En una reciente entrevista en el Corriere della Sera, Giussani afirmó que «Dios no puede concebir su acción para con el hombre más que como un “desafío generoso” a su libertad». Dios quiere que el hombre –su criatura, la “nada”– le ame, se vuelva casi como Él. ¿Qué concepción del hombre, de su libertad y grandeza, es más laica que ésta?
Merece la pena darse cuenta de que este subrayado del valor absoluto de la persona ofrece un elemento fundamental para una idea adecuada de democracia. Si es verdad que el valor de la democracia se ve en la acogida del otro, es también verdad que no es posible acoger al otro sin acogerme a mí mismo, a toda mi persona: a todo aquello que sostiene mi identidad. La acogida es una reciprocidad en la que debo poder afirmar el valor del otro y de mí mismo a la vez («Ama al prójimo como a ti mismo»), o bien el valor de una verdad, tan decidida en el proponerse como paciente y generosa, como ha demostrado –a pesar de todo– la historia cristiana de Occidente. Quiero decir que no es casualidad que la democracia, tal como la conocemos hoy, sea un fenómeno surgido en el Occidente cristiano.
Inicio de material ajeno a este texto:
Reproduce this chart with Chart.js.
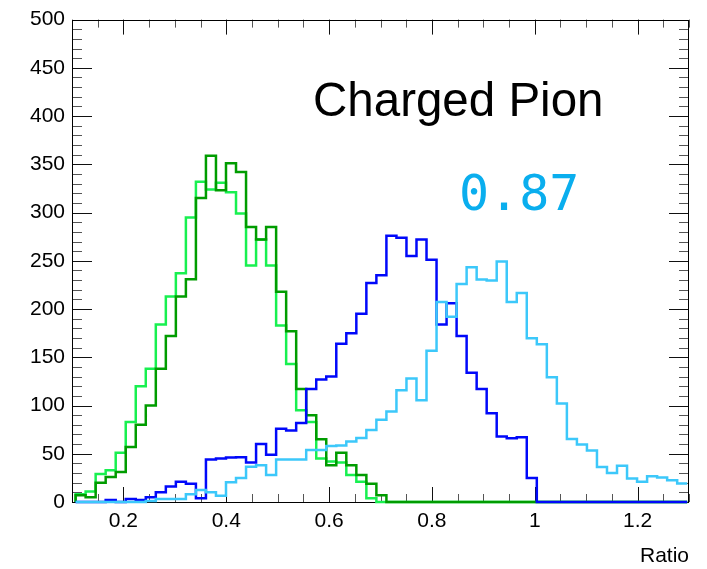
<!DOCTYPE html>
<html lang="en">
  <head>
    <meta charset="UTF-8" />
    <title>Charged Pion</title>
    <style>
      html, body { margin: 0; padding: 0; background: #fff; }
    </style>
  </head>
  <body>
    <canvas id="myChart" width="707" height="569"></canvas>

    <script src="https://cdn.jsdelivr.net/npm/chart.js@4.4.0/dist/chart.umd.min.js"></script>
    <script>
      // histogram binning (left edge of first bin, bin width)
      const binStart = 0.107;
      const binWidth = 0.0195;

      // bin contents
      const cyanCounts = [
        0, 0, 0, 0, 0, 0, 0, 1, 3, 3,
        3, 8, 12.5, 10, 6.5, 20.5, 25, 36.5, 38, 28,
        44, 44, 44, 54, 54, 58, 58.5, 62.6, 66.4, 74.6,
        85.2, 93.8, 115.7, 128, 105.4, 156.8, 207.4, 192, 226, 243.3,
        230.7, 229.7, 249.2, 207.4, 216.6, 169.7, 163.6, 129.4, 102, 65.4,
        59.5, 53.4, 36.3, 30.1, 37.6, 24.3, 20.9, 26.7, 25.3, 22.6,
        19.2
      ];
      const blueCounts = [
        0, 0, 0, 2, 0, 3, 2, 5, 10, 16,
        21, 19, 4, 44, 45, 46, 46.5, 41, 60, 49,
        76, 74, 82, 117, 127, 130, 164, 175, 195, 227,
        235, 276, 274, 255, 272, 251, 184, 206, 172, 134,
        117, 92, 68, 66, 67, 25, 0, 0, 0, 0,
        0, 0, 0, 0, 0, 0, 0, 0, 0, 0,
        0
      ];
      const darkGreenCounts = [
        7, 5, 20, 26, 31, 57, 80, 100, 138, 172,
        213, 231, 315, 359, 323, 351, 342, 285, 272, 285,
        218, 177, 117, 90, 65, 38, 51, 38, 28, 19,
        7, 0, 0, 0, 0, 0, 0, 0, 0, 0,
        0, 0, 0, 0, 0, 0, 0, 0, 0, 0,
        0, 0, 0, 0, 0, 0, 0, 0, 0, 0,
        0
      ];
      const lightGreenCounts = [
        8, 11, 29, 33, 51, 83, 120, 138, 184, 213,
        237, 295, 332, 324, 331, 321, 299, 245, 272, 245,
        183, 143, 95, 83, 45, 42, 41, 28, 21, 4,
        0, 0, 0, 0, 0, 0, 0, 0, 0, 0,
        0, 0, 0, 0, 0, 0, 0, 0, 0, 0,
        0, 0, 0, 0, 0, 0, 0, 0, 0, 0,
        0
      ];

      const xLabelValues = [0.2, 0.4, 0.6, 0.8, 1, 1.2];
      const yLabelValues = [0, 50, 100, 150, 200, 250, 300, 350, 400, 450, 500];

      const labelFont = { family: "'Liberation Sans', Arial, Helvetica, sans-serif", size: 21 };

      // step outline: a point at every bin's left edge, plus the closing edge
      function histPoints(counts) {
        const pts = [{ x: binStart, y: 0 }];
        counts.forEach((c, i) => pts.push({ x: binStart + i * binWidth, y: c }));
        pts.push({ x: binStart + counts.length * binWidth, y: counts[counts.length - 1] });
        return pts;
      }

      function histDataset(counts, color) {
        return {
          data: histPoints(counts),
          borderColor: color,
          borderWidth: 2.5,
          stepped: "before",
          pointRadius: 0,
          tension: 0,
          fill: false,
          clip: { left: 0, right: 0, top: 4, bottom: 4 },
        };
      }

      // ROOT-like frame with inward ticks on all four sides
      const frameTicks = {
        id: "frameTicks",
        beforeDatasetsDraw(chart) {
          const { ctx, chartArea: a, scales } = chart;
          ctx.save();
          ctx.lineWidth = 1;
          scales.x.ticks.forEach((t) => {
            const px = Math.round(scales.x.getPixelForValue(t.value)) + 0.5;
            const major = Math.round(t.value * 100) % 20 === 0;
            const len = major ? 15 : 8;
            ctx.strokeStyle = major ? "#111" : "#555";
            ctx.beginPath();
            ctx.moveTo(px, a.bottom);
            ctx.lineTo(px, a.bottom - len);
            ctx.moveTo(px, a.top);
            ctx.lineTo(px, a.top + len);
            ctx.stroke();
          });
          scales.y.ticks.forEach((t) => {
            const py = Math.round(scales.y.getPixelForValue(t.value)) + 0.5;
            const major = t.value % 50 === 0;
            const len = major ? 20 : 10;
            ctx.strokeStyle = major ? "#111" : "#555";
            ctx.beginPath();
            ctx.moveTo(a.left, py);
            ctx.lineTo(a.left + len, py);
            ctx.moveTo(a.right, py);
            ctx.lineTo(a.right - len, py);
            ctx.stroke();
          });
          ctx.strokeStyle = "#000";
          ctx.strokeRect(Math.round(a.left) + 0.5, Math.round(a.top) + 0.5,
            Math.round(a.right - a.left) - 1, Math.round(a.bottom - a.top));
          ctx.restore();
        },
        afterDraw(chart) {
          const { ctx } = chart;
          ctx.save();
          ctx.textBaseline = "alphabetic";
          ctx.textAlign = "left";
          ctx.fillStyle = "#000";
          ctx.font = "47.5px 'Liberation Sans', Arial, Helvetica, sans-serif";
          ctx.fillText("Charged Pion", 313, 116);
          ctx.fillStyle = "#0AAEEE";
          ctx.font = "50px 'DejaVu Sans Mono', monospace";
          ctx.fillText("0.87", 459, 210);
          ctx.restore();
        },
      };

      const ctx = document.getElementById("myChart").getContext("2d");
      const myChart = new Chart(ctx, {
        type: "line",
        data: {
          datasets: [
            histDataset(cyanCounts, "#3CC8FA"),
            histDataset(blueCounts, "#0008FA"),
            histDataset(darkGreenCounts, "#009C00"),
            histDataset(lightGreenCounts, "#18F050"),
          ],
        },
        options: {
          responsive: false,
          animation: false,
          devicePixelRatio: 1,
          layout: { padding: { top: 15, right: 18, left: 0, bottom: 0 } },
          plugins: {
            legend: { display: false },
            tooltip: { enabled: false },
          },
          scales: {
            x: {
              type: "linear",
              min: 0.1,
              max: 1.3,
              grid: { display: false, drawTicks: false, tickLength: 0 },
              border: { display: false },
              ticks: {
                stepSize: 0.05,
                maxTicksLimit: 100,
                autoSkip: false,
                maxRotation: 0,
                padding: 7,
                color: "#000",
                font: labelFont,
                callback: (v) => {
                  const hit = xLabelValues.find((l) => Math.abs(l - v) < 1e-6);
                  return hit === undefined ? "" : String(hit);
                },
              },
              title: {
                display: true,
                text: "Ratio",
                align: "end",
                color: "#000",
                font: labelFont,
                padding: { top: 0, bottom: 0 },
              },
              afterFit: (s) => { s.height = 67; },
            },
            y: {
              min: 0,
              max: 500,
              grid: { display: false, drawTicks: false, tickLength: 0 },
              border: { display: false },
              ticks: {
                stepSize: 10,
                maxTicksLimit: 100,
                autoSkip: false,
                padding: 7,
                color: "#000",
                font: labelFont,
                callback: (v) => (yLabelValues.includes(v) ? String(v) : ""),
              },
              afterFit: (s) => { s.width = 72; },
            },
          },
        },
        plugins: [frameTicks],
      });
    </script>
  </body>
</html>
Quiero decir también, siguiendo a don Giussani, «que se es más ecuménico –es decir, pluralista– cuanto más se va al fondo de uno mismo, de la propia identidad». Pues, en efecto, en la propia identidad –y no en su abolición– es donde se pone laicamente a prueba la capacidad de acoger al otro. Una identidad está abierta justamente porque es fuerte, y no tiene necesidad, para afirmarse, de excluirse o de excluir.
Me permito finalmente hacer una observación sobre la fe, que habitualmente es considerada como algo opuesto a la razón laica. No es así, porque la fe cristiana es aquello que la razón descubre cuando reconoce que la tradición cristiana no es una limosna del pasado, sino una cultura y una sociedad sui generis (como decía Pablo VI de la Iglesia) en la que el hecho de Cristo se hace presente hoy, como camino para el conocimiento de la realidad. En otro momento, si alguien quiere, podemos discutir sobre este conocimiento. De forma laica.